Anthony Duclair, right , photographed during anthropometric measurements and physical fitness evaluation, done by one of the trainer hired as a consultant Wednesday June 5, 2013 at Bell Sports Complex in Brossard. Young players were taking part in the Canadiens' pre-draft combine ahead of next month's NHL entry draft. The Canadiens have invited 56 prospects, including 32 from the Quebec Major Junior Hockey League.
Photograph by: Marie-France Coallier, The Gazette
BROSSARD — The National Hockey League’s Central Scouting Service has ranked 245 North American skaters in preparation for the June 30 entry draft in Newark, N.J.

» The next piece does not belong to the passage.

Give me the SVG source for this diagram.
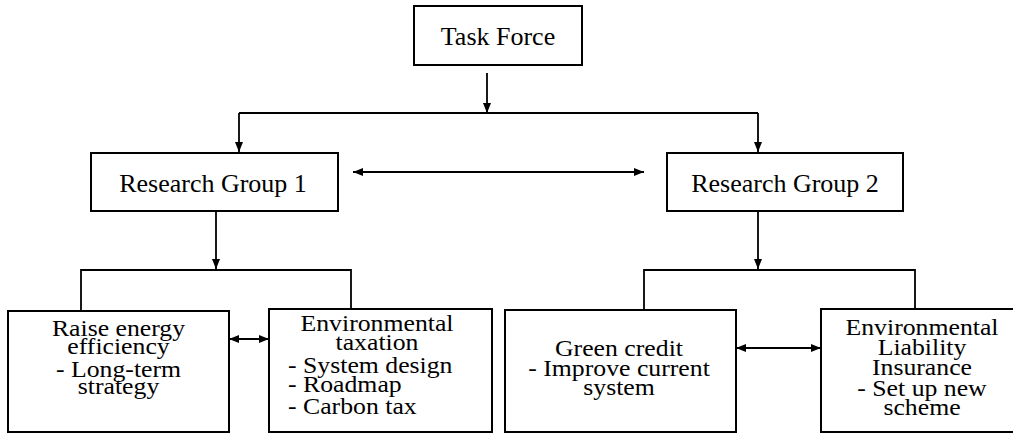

Liam Coughlin isn’t one of them.
But Coughlin, a 6-foot-3, 210-pound centre from Catholic Memorial High School in the Boston suburb of West Roxbury, was among the 56 hopefuls who attended the Canadiens’ pre-draft combine Wednesday at the team’s training facility in Brossard.
“He’s my sleeper,” said Trevor Timmons, the Canadiens’ director of amateur scouting. “He’s a strong, aggressive player. He’s been playing a lower level, but our Boston scout (Bill Berglund) recommended him.”
Coughlin, who is headed to Dubuque of the United States Hockey League in the fall, said he was a bit surprised to receive the invitation, but welcomed the opportunity.
“I figured this was a chance to measure myself against the junior players,” said Coughlin, who has attracted interest from a number of U.S. colleges. “I felt I did pretty good out there.”
Coughlin comes from a family of hockey players. His father, Kevin, played at Michigan State, while his older brother, Kevin Jr., played for Quebec and Saint John in the Quebec Major Junior Hockey League.
Coughlin said he aspires to be a two-way player and he considers his size and toughness as primary assets. Catholic Memorial, the school that produced Chris (Knuckles) Nilan, is located in one of the toughest neighbourhoods in the Boston area, but Coughlin pointed out that he grew up in South Boston, which is an even tougher neighbourhood.
Coughlin falls into the no-stone-unturned category for the Canadiens. The players who gathered in Brossard for a day of on- and off-ice testing ran the gamut from surefire first-round draft picks to players whose best hope is to make enough of an impression to be offered a tryout if they aren’t drafted. This is the route Canadiens David Desharnais, Francis Bouillon and Josh Gorges took to the NHL.
And while this is considered a good year for talent in the QMJHL, the Canadiens are making sure they don’t leave any stones unturned in their own backyard. Thirty-two of the players in Brossard Wednesday played in the QMJHL this past season.
The Canadiens are scheduled to pick late in the first round and that’s why you didn’t see the top three prospects — Seth Jones, Jonathan Drouin and Nathan Mackinnon.
But there were some projected first-round picks in Halifax Mooseheads goaltender Zach Furcale, Rimouski Océanic winger Frederik Gauthier, Val d’Or Foreurs forward Anthony Mantha and two Ontario Hockey League standouts, Kerby Rychel from the Windsor Spitfires and Bo Horvat from the London Knights. They all attended the NHL combine in Toronto last week and have auditioned for a number of other NHL teams.
The Brossard camp was an opportunity for the Canadiens to get to know the players better.
“I haven’t been home for a week,” said Horvat, who was impressed by the Canadiens’ training facility. “I’ve heard a lot of good things about Montreal from Jarred Tinordi, who really loves it here. He was a great captain and he helped me a lot my first year of junior. It would be great to play with him again.”
Rychel, whose father Warren piled up more than 1,400 penalty minutes in nine NHL seasons, said he has inherited his father’s work ethic, but he’s not quite as combative.
“I can fight if I have to do, but my strength is my skill,” said Rychel, who has put together back-to-back 40-goal seasons while playing on a line with Canadiens prospect Brady Vail.
While Timmins has said the Canadiens are committed to selecting the best players available, regardless of position or size, there were two things that stood out Wednesday — the players seemed to be bigger, including 6-foot-5, 223-pound defenceman Jonathan-Ismael Diaby of the Victoriaville Tigres, and there were a lot of goaltenders.
Furcale and No. 2-ranked goalie Eric Comrie were among 10 netminders on hand. The Canadiens haven’t drafted a goalie since they selected Finn Petteri Simila in the seventh round in 2009. The only goalies now under contract are Carey Price, Peter Budaj, Hamilton backup Peter Delmas and rookie Mike Condon.